BEGIN

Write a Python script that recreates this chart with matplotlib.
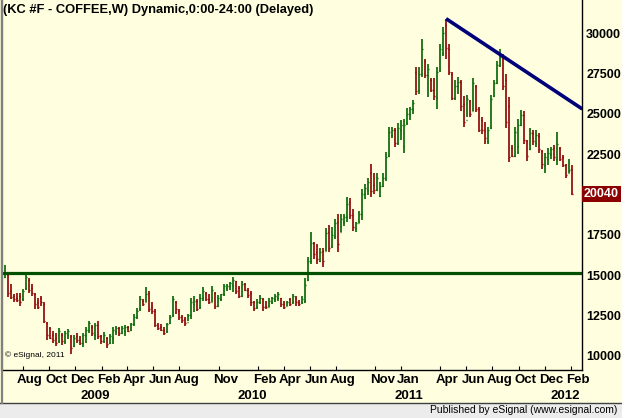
import matplotlib.pyplot as plt
import matplotlib.transforms as mtransforms
import pandas as pd
from matplotlib.patches import Rectangle
from matplotlib.lines import Line2D

plt.rcParams['font.family'] = ['Liberation Sans', 'DejaVu Sans']

# Weekly OHLC, KC #F coffee (price x100)
first_week = '2008-06-20'

opens = [
    14900, 15000, 14000, 13700, 13600, 13700, 13500, 14200, 14700, 14200,
    13800, 13300, 13550, 13200, 12050, 11700, 11300, 11100, 10900, 11300,
    10900, 11300, 11200, 10600, 11200, 11000, 10800, 11300, 11600, 11800,
    11300, 11900, 11200, 10900, 11100, 10800, 11100, 11500, 11700, 11400,
    11500, 11800, 11600, 11950, 12400, 12900, 13400, 13300, 13900, 13000,
    12800, 11900, 11800, 11600, 11500, 12000, 12500, 13300, 12800, 12400,
    12300, 12100, 12500, 13200, 13400, 13000, 13600, 13900, 13500, 13300,
    13900, 13100, 13500, 13800, 14200, 14300, 14400, 14600, 14200, 13700,
    14450, 14100, 13900, 13300, 13000, 13300, 13500, 13100, 13000, 13300,
    13500, 13600, 13600, 13200, 13050, 13500, 13300, 13600, 13300, 13300,
    13400, 14700, 15900, 17000, 16400, 15900, 16500, 16500, 17700, 16800,
    17400, 18300, 17700, 18300, 18600, 19500, 18700, 17900, 18200, 18800,
    20000, 20300, 21300, 20600, 20300, 19900, 20500, 21000, 22400, 23700,
    24000, 23200, 24000, 23000, 24400, 25000, 25300, 27600, 26500, 27500,
    28300, 27400, 27100, 26500, 26000, 27700, 28800, 30500, 29000, 27500,
    26000, 26700, 27000, 25600, 24600, 25800, 25200, 26700, 25300, 24600,
    24000, 23300, 24100, 26100, 26900, 28000, 28500, 27100, 25500, 22900,
    22400, 23000, 24300, 24900, 23300, 22800, 23800, 23200, 23600, 22700,
    21800, 22200, 22500, 22900, 22200, 22900, 22300, 21800, 21300, 21600,
]
highs = [
    15600, 15100, 14450, 13850, 13900, 13900, 14150, 15100, 14800, 14450,
    13900, 13550, 13700, 13300, 12100, 11800, 11500, 11400, 11700, 11400,
    11550, 11650, 11300, 11300, 11400, 11200, 11400, 11750, 12150, 11900,
    12050, 12150, 11300, 11450, 11150, 11350, 11750, 11850, 11800, 11850,
    11900, 11850, 12050, 12600, 12950, 13700, 13500, 14250, 14000, 13300,
    12900, 12050, 11950, 11800, 12050, 12500, 13700, 13400, 12900, 12500,
    12400, 12600, 13600, 13700, 13500, 13800, 14250, 13950, 13850, 14350,
    13950, 13750, 13850, 14450, 14450, 14550, 14900, 14650, 14350, 14600,
    14500, 14200, 14000, 13400, 13500, 13750, 13600, 13400, 13550, 13650,
    13850, 13950, 13600, 13400, 13400, 13600, 13850, 13700, 13450, 13700,
    14800, 16100, 17650, 17050, 16950, 16700, 16700, 17900, 18100, 17950,
    18500, 18800, 18800, 18800, 19850, 19750, 19100, 18300, 19000, 20350,
    20650, 21000, 21900, 21300, 21300, 20750, 21300, 22650, 24200, 24200,
    24100, 24400, 24600, 24700, 25350, 25450, 25850, 27900, 27900, 29650,
    28400, 28100, 27200, 27200, 27900, 29350, 30400, 30900, 29350, 27600,
    27100, 27300, 27100, 26100, 26150, 25850, 27200, 26800, 25450, 24800,
    24500, 24200, 26150, 27100, 28300, 29000, 28700, 27500, 26050, 23050,
    24200, 24700, 25250, 25200, 23400, 24100, 24000, 24000, 23800, 22750,
    22550, 22850, 22950, 23050, 23900, 22950, 22450, 21900, 22200, 21800,
]
lows = [
    14800, 13650, 13500, 13300, 13300, 13100, 13400, 14100, 13900, 13700,
    12900, 12900, 13050, 12050, 11000, 11050, 10800, 10600, 10800, 10650,
    10750, 11050, 10100, 10550, 10800, 10650, 10550, 10800, 11400, 11200,
    11000, 11050, 10700, 10800, 10500, 10700, 10750, 11300, 11200, 11350,
    11200, 11450, 11500, 11850, 12300, 12800, 13100, 13300, 12700, 12600,
    11800, 11600, 11550, 11250, 11400, 11950, 12400, 12600, 12200, 12000,
    11850, 12150, 12300, 12700, 12800, 12900, 13400, 13400, 13200, 13300,
    12900, 13000, 13400, 13700, 14000, 14100, 13950, 13800, 13550, 13650,
    14000, 13600, 13100, 12800, 12900, 13200, 12800, 12900, 13000, 13200,
    13300, 13400, 13000, 12900, 13050, 13100, 13200, 13100, 13050, 13200,
    13250, 14650, 15700, 16000, 15700, 15800, 15500, 16500, 16400, 16700,
    17250, 16400, 17650, 18050, 18300, 18500, 17750, 17650, 18250, 18400,
    19700, 19950, 19850, 20000, 20200, 19850, 20450, 20850, 22300, 23500,
    22950, 23050, 23400, 22550, 24300, 24600, 25000, 26150, 26250, 27300,
    27200, 26050, 26350, 25850, 25300, 27600, 28600, 28400, 27400, 25850,
    25850, 26250, 25200, 24200, 24800, 24800, 25200, 25100, 23850, 23750,
    23150, 23150, 24050, 26050, 26850, 27900, 26450, 24100, 22000, 22300,
    22300, 22500, 24250, 23150, 22100, 22750, 23050, 22950, 22550, 21600,
    21300, 21850, 22200, 22100, 21800, 22100, 21700, 21050, 21300, 19950,
]
closes = [
    15100, 13900, 13650, 13500, 13450, 13300, 14000, 14850, 14100, 13900,
    13200, 13000, 13300, 12150, 11300, 11100, 11000, 10800, 11500, 10900,
    11400, 11500, 10500, 11100, 10950, 10800, 11300, 11600, 12000, 11400,
    11900, 11200, 10900, 11300, 10700, 11200, 11600, 11700, 11400, 11700,
    11750, 11550, 11950, 12400, 12800, 13500, 13200, 13800, 12900, 12800,
    11900, 11700, 11600, 11400, 11950, 12400, 13500, 12900, 12400, 12200,
    12000, 12500, 13300, 13400, 12900, 13600, 14000, 13500, 13300, 14100,
    13100, 13600, 13800, 14300, 14350, 14500, 14700, 14000, 13700, 14450,
    14100, 13750, 13300, 12950, 13300, 13600, 13000, 13000, 13400, 13550,
    13700, 13800, 13200, 13000, 13300, 13200, 13700, 13300, 13200, 13500,
    14400, 15900, 17000, 16300, 16000, 16400, 15900, 17600, 16700, 17500,
    18200, 16900, 18500, 18600, 19400, 18700, 18000, 18200, 18800, 20000,
    20400, 20800, 20200, 20300, 21000, 20500, 21000, 22300, 23900, 24000,
    23200, 24100, 24300, 24300, 25000, 25300, 25700, 26400, 27500, 29000,
    27400, 27800, 26500, 26100, 27600, 29000, 30000, 29100, 27600, 26000,
    26700, 27000, 25500, 24500, 25900, 25000, 26900, 25300, 24000, 24000,
    23500, 24000, 25900, 26900, 28000, 28500, 26700, 24500, 22300, 22400,
    23900, 24300, 24900, 23400, 22400, 23800, 23300, 23700, 22800, 21900,
    22300, 22600, 22800, 22300, 23100, 22200, 21800, 21200, 21500, 20040,
]

support_level = 15100
trend_weeks = [147, 192.4]
trend_prices = [30900, 25300]
last_price = '20040'

month_labels = ['Aug', 'Oct', 'Dec', 'Feb', 'Apr', 'Jun', 'Aug', 'Nov', 'Feb', 'Apr',
                'Jun', 'Aug', 'Nov', 'Jan', 'Apr', 'Jun', 'Aug', 'Oct', 'Dec', 'Feb']
month_dates = ['2008-08-01', '2008-10-01', '2008-12-01', '2009-02-01', '2009-04-01',
               '2009-06-01', '2009-08-01', '2009-11-01', '2010-02-01', '2010-04-01',
               '2010-06-01', '2010-08-01', '2010-11-01', '2011-01-01', '2011-04-01',
               '2011-06-01', '2011-08-01', '2011-10-01', '2011-12-01', '2012-02-01']
year_labels = ['2009', '2010', '2011', '2012']
year_dates = ['2009-01-01', '2010-01-01', '2011-01-01', '2012-01-01']
price_ticks = [10000, 12500, 15000, 17500, 22500, 25000, 27500, 30000]

bg = '#FFFFE0'
up_col = '#006400'
down_col = '#8B0000'

start = pd.Timestamp(first_week)
def week_pos(d):
    return (pd.Timestamp(d) - start).days / 7.0

fig = plt.figure(figsize=(6.22, 4.18), dpi=100, facecolor=bg)
W, H = 622, 418
ax = fig.add_axes([2 / W, (H - 370) / H, 580 / W, 370 / H])
ax.set_facecolor(bg)

n = len(closes)
for i in range(n):
    c = up_col if closes[i] >= opens[i] else down_col
    ax.vlines(i, lows[i], highs[i], color=c, lw=1.2)
    ax.hlines(opens[i], i - 0.45, i, color=c, lw=1.0)
    ax.hlines(closes[i], i, i + 0.45, color=c, lw=1.0)

ax.axhline(support_level, color='#005000', lw=2.3, zorder=3)
ax.plot(trend_weeks, trend_prices, color='#00007A', lw=2.6, zorder=3,
        solid_capstyle='butt')

ax.set_xlim(-1, 192.3)
ax.set_ylim(9110, 32060)

# spines
ax.spines['top'].set_visible(False)
ax.spines['left'].set_color('#808080')
ax.spines['left'].set_linewidth(1.6)
ax.spines['right'].set_color('black')
ax.spines['right'].set_linewidth(1.0)
ax.spines['bottom'].set_color('black')
ax.spines['bottom'].set_linewidth(1.0)

ax.yaxis.tick_right()
ax.set_yticks(price_ticks)
ax.set_yticklabels([str(p) for p in price_ticks])
ax.tick_params(axis='y', length=0, pad=3, labelsize=9)
for lab in ax.get_yticklabels():
    lab.set_fontweight('bold')

mpos = [week_pos(d) for d in month_dates]
ax.set_xticks(mpos)
ax.set_xticklabels([])
ax.tick_params(axis='x', direction='in', length=3, width=0.8, color='black')

tr = mtransforms.blended_transform_factory(ax.transData, ax.transAxes)
for lab, x in zip(month_labels, mpos):
    ax.text(x + 2.3, -0.028, lab, transform=tr, ha='center', va='center',
            fontsize=9.5, fontweight='bold', clip_on=False)
for lab, d in zip(year_labels, year_dates):
    ax.text(week_pos(d) + 2.3, -0.071, lab, transform=tr, ha='center', va='center',
            fontsize=9.5, fontweight='bold', clip_on=False)

# last price box
tr2 = mtransforms.blended_transform_factory(ax.transAxes, ax.transData)
ax.text(1.003, float(last_price), last_price, transform=tr2, ha='left', va='center',
        fontsize=9, fontweight='bold', color='white', clip_on=False,
        bbox=dict(boxstyle='square,pad=0.15', fc='#8B0000', ec='none'))

ax.text(0.002, 0.988, '(KC #F - COFFEE,W) Dynamic,0:00-24:00 (Delayed)',
        transform=ax.transAxes, ha='left', va='top', fontsize=9.3, fontweight='bold')
ax.text(0.005, 0.04, '\u00a9 eSignal, 2011', transform=ax.transAxes,
        ha='left', va='center', fontsize=6)

# bottom status strip
fig.add_artist(Rectangle((0, 0), 1, 15 / H, transform=fig.transFigure,
                         facecolor='#ECECEC', edgecolor='none'))
fig.add_artist(Line2D([0, 1], [15.5 / H, 15.5 / H], transform=fig.transFigure,
                      color='#404040', lw=1.0))
fig.add_artist(Line2D([1.5 / W, 1.5 / W], [15.5 / H, 1], transform=fig.transFigure,
                      color='#808080', lw=1.6))
fig.text(617 / W, 8 / H, 'Published by eSignal (www.esignal.com)', ha='right',
         va='center', fontsize=7.5)

fig.savefig('out.png', dpi=100, facecolor=bg)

END

■ The task ■
Repeat the lines above, starting at the first and stopping after the line that holds "first_week = '2008-06-20'", with the pictures left out.

■ Answer to the problem ■
Write a Python script that recreates this chart with matplotlib.
import matplotlib.pyplot as plt
import matplotlib.transforms as mtransforms
import pandas as pd
from matplotlib.patches import Rectangle
from matplotlib.lines import Line2D

plt.rcParams['font.family'] = ['Liberation Sans', 'DejaVu Sans']

# Weekly OHLC, KC #F coffee (price x100)
first_week = '2008-06-20'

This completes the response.